## What to do
Extract each line where the string "this" shows up.

(Data items)
○ ○ ○ ○ ○ ○ ○

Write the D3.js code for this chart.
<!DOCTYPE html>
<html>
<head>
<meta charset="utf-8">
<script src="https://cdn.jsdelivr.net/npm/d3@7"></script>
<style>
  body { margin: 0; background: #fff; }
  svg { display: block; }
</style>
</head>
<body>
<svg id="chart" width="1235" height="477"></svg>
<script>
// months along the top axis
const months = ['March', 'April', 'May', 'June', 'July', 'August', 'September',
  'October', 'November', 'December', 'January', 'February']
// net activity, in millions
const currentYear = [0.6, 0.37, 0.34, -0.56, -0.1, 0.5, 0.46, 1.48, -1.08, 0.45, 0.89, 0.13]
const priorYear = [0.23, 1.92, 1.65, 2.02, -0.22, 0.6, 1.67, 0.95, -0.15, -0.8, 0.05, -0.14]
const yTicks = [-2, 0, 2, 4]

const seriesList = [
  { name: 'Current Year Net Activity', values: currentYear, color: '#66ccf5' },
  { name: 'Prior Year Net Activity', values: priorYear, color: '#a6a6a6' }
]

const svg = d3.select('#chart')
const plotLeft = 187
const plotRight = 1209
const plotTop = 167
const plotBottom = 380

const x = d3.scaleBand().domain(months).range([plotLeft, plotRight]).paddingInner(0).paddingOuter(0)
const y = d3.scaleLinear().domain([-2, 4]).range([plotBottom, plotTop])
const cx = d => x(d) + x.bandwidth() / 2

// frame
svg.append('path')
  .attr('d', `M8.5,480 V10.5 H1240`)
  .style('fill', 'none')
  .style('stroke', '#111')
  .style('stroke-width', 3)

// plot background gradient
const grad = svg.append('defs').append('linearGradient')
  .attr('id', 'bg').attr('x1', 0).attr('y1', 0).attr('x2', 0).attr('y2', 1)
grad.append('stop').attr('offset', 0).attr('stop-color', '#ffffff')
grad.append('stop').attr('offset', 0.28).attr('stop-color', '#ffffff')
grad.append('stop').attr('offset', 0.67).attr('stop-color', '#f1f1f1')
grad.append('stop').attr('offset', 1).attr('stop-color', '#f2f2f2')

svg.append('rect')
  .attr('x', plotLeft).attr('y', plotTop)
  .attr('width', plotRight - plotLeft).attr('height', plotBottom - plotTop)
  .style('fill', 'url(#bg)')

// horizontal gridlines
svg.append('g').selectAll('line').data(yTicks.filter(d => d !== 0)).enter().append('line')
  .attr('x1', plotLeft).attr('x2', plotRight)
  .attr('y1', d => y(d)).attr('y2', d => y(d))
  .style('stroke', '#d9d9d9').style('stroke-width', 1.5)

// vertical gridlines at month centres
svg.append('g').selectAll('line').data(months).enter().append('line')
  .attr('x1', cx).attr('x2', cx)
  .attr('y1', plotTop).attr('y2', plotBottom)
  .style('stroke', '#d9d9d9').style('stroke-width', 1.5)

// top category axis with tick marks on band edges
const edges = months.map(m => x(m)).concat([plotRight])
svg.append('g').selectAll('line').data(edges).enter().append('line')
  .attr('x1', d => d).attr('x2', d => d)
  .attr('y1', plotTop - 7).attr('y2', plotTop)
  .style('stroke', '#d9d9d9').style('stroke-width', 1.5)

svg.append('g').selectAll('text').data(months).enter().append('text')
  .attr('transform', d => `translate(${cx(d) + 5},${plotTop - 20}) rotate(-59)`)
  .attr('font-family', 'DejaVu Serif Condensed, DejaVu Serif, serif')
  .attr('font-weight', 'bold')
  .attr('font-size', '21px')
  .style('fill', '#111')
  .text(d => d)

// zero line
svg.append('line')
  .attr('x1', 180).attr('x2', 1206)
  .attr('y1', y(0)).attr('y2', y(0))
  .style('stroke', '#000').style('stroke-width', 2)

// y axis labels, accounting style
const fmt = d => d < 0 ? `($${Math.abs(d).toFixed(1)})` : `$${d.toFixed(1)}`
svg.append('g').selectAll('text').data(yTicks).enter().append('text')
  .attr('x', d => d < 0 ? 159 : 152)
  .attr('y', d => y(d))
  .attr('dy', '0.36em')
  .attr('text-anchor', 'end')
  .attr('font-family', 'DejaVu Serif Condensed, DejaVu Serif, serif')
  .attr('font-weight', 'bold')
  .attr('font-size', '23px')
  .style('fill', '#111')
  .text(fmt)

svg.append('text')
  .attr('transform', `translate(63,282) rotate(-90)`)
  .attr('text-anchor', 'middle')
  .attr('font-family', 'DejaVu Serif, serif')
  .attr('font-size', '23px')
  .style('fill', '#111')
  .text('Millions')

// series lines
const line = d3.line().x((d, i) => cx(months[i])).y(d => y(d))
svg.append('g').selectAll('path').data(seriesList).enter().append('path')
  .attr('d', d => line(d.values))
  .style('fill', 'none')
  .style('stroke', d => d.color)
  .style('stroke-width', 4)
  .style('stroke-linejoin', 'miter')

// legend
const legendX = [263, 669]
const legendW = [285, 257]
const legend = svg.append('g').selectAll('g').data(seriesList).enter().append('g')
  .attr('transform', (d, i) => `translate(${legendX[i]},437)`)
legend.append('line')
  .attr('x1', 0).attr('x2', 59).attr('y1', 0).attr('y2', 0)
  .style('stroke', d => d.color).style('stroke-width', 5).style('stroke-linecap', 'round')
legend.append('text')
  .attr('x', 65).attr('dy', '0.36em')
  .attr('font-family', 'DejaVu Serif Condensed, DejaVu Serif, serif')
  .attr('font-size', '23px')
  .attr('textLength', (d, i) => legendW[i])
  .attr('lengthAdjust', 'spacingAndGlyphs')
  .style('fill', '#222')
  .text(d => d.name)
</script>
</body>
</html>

○ ○ ○ ○ ○ ○ ○

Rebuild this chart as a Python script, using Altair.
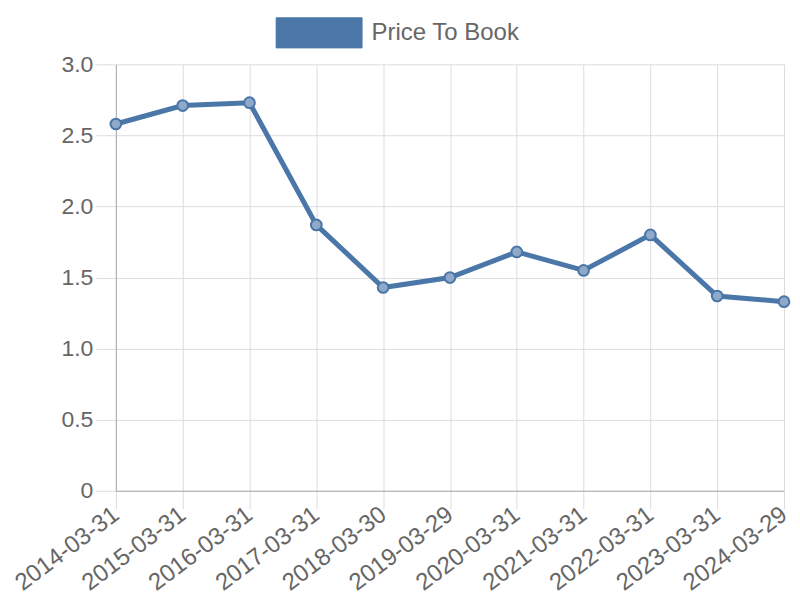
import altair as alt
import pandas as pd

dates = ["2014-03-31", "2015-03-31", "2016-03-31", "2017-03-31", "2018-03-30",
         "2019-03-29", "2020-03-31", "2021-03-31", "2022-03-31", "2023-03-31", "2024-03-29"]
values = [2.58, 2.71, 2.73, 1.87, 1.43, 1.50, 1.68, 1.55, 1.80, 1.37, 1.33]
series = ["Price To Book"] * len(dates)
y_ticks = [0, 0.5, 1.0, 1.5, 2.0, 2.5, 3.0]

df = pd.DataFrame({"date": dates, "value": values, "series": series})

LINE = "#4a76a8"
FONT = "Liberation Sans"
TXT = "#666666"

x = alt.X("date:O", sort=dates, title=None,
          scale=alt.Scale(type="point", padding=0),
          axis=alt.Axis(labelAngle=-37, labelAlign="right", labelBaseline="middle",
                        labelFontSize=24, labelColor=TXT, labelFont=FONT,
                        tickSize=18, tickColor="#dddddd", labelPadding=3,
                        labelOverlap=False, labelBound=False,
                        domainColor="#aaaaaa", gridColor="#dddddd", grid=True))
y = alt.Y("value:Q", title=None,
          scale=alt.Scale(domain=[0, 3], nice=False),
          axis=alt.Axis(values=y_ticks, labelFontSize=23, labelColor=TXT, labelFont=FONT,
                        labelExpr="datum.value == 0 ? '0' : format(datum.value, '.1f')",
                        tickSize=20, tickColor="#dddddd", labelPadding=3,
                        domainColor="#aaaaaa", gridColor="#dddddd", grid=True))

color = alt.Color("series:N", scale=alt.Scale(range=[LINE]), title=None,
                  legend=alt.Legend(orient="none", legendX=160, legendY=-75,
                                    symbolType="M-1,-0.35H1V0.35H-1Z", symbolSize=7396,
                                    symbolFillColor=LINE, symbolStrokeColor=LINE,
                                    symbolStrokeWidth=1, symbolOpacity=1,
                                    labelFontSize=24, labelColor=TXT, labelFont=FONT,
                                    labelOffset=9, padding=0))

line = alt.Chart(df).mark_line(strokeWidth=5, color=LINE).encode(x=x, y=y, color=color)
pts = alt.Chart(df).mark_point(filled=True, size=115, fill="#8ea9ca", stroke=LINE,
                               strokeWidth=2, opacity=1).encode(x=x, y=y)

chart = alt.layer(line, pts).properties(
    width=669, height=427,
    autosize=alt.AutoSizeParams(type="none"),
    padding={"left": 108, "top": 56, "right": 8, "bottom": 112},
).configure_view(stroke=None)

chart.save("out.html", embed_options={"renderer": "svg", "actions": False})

○ ○ ○ ○ ○ ○ ○

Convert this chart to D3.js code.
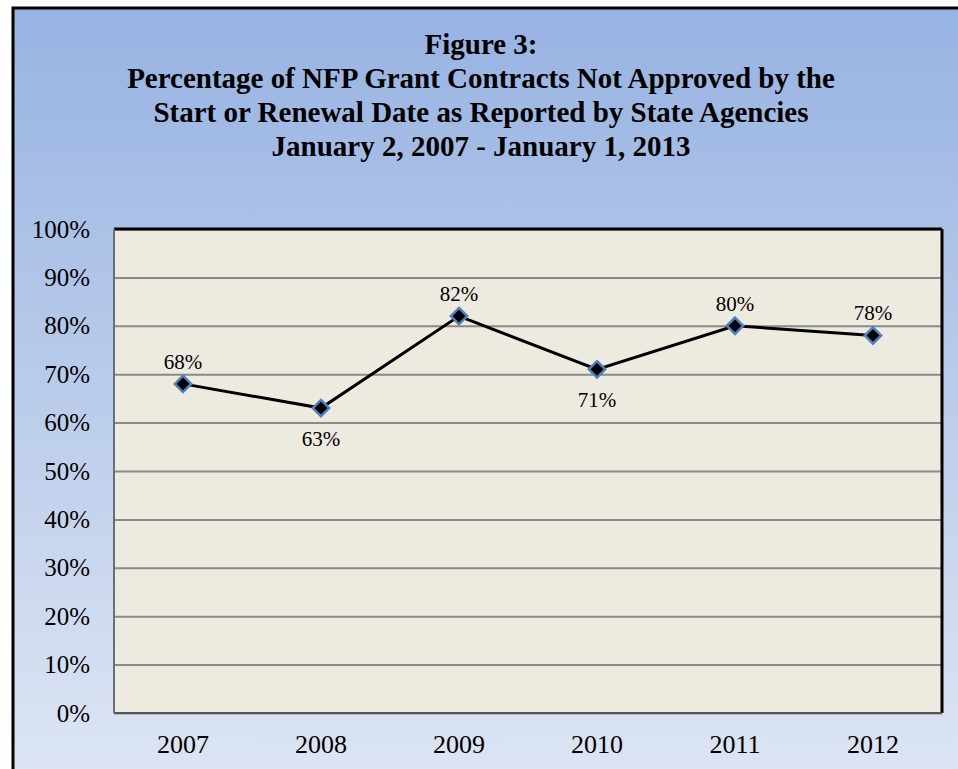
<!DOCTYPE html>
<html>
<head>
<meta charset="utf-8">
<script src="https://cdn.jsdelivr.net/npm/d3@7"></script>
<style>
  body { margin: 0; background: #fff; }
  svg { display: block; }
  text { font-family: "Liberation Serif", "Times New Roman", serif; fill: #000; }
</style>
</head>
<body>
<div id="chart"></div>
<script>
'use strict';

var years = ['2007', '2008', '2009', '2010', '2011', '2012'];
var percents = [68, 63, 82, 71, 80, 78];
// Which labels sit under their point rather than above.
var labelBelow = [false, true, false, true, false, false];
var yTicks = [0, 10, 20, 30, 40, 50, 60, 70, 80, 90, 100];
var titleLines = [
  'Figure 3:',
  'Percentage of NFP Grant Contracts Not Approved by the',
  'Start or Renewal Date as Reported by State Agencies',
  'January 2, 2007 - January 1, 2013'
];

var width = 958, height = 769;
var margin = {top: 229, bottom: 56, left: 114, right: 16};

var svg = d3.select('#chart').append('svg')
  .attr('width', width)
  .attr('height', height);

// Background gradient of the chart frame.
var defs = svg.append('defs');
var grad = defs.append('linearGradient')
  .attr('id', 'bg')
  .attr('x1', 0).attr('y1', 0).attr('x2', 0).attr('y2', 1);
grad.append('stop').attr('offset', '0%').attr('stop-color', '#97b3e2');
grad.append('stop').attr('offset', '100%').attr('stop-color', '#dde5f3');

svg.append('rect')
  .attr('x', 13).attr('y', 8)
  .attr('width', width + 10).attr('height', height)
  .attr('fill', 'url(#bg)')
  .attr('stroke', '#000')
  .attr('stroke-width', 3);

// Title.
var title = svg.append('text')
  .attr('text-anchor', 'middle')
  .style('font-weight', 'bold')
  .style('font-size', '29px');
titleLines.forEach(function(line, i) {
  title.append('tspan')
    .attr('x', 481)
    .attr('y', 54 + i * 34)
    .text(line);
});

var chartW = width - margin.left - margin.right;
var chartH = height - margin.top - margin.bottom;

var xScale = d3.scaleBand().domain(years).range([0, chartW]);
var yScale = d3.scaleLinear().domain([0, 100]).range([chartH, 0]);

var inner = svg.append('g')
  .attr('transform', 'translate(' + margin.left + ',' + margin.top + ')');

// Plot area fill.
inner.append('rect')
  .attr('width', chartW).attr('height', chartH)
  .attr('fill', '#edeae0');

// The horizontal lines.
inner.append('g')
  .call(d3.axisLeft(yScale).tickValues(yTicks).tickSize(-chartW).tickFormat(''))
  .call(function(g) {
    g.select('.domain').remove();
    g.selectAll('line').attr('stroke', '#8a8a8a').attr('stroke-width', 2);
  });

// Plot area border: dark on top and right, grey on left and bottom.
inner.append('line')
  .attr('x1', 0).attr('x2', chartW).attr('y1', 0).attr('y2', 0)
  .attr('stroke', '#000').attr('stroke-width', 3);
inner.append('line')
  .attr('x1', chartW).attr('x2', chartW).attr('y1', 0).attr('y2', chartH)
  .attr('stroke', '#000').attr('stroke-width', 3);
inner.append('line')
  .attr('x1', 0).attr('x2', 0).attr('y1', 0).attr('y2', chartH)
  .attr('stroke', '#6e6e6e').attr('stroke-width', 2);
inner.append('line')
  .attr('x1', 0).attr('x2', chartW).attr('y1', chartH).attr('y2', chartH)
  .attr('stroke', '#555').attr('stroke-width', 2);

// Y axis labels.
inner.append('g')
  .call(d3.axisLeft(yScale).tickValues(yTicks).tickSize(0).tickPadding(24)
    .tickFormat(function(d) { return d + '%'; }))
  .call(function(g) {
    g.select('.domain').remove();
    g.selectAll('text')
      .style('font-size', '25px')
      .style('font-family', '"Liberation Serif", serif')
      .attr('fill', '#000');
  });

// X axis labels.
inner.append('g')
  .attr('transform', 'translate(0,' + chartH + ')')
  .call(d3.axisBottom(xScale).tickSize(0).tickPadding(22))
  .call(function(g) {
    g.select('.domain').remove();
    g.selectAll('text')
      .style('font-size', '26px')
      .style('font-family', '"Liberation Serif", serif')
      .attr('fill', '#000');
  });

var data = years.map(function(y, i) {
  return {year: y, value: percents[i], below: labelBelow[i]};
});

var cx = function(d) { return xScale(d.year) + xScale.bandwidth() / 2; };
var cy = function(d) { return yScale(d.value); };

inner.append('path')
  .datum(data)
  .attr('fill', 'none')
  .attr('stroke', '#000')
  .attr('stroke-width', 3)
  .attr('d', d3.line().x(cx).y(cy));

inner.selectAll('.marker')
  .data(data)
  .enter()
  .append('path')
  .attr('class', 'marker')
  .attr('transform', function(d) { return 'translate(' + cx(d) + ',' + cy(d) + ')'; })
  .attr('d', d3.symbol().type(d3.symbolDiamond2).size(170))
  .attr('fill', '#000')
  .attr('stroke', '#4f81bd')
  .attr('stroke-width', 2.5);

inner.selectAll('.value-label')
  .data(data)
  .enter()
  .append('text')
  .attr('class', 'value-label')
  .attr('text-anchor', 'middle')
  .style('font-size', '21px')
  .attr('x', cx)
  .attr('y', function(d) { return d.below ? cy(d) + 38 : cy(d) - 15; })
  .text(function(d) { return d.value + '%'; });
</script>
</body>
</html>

○ ○ ○ ○ ○ ○ ○

## Answer to the task
Write the D3.js code for this chart.
Rebuild this chart as a Python script, using Altair.
Convert this chart to D3.js code.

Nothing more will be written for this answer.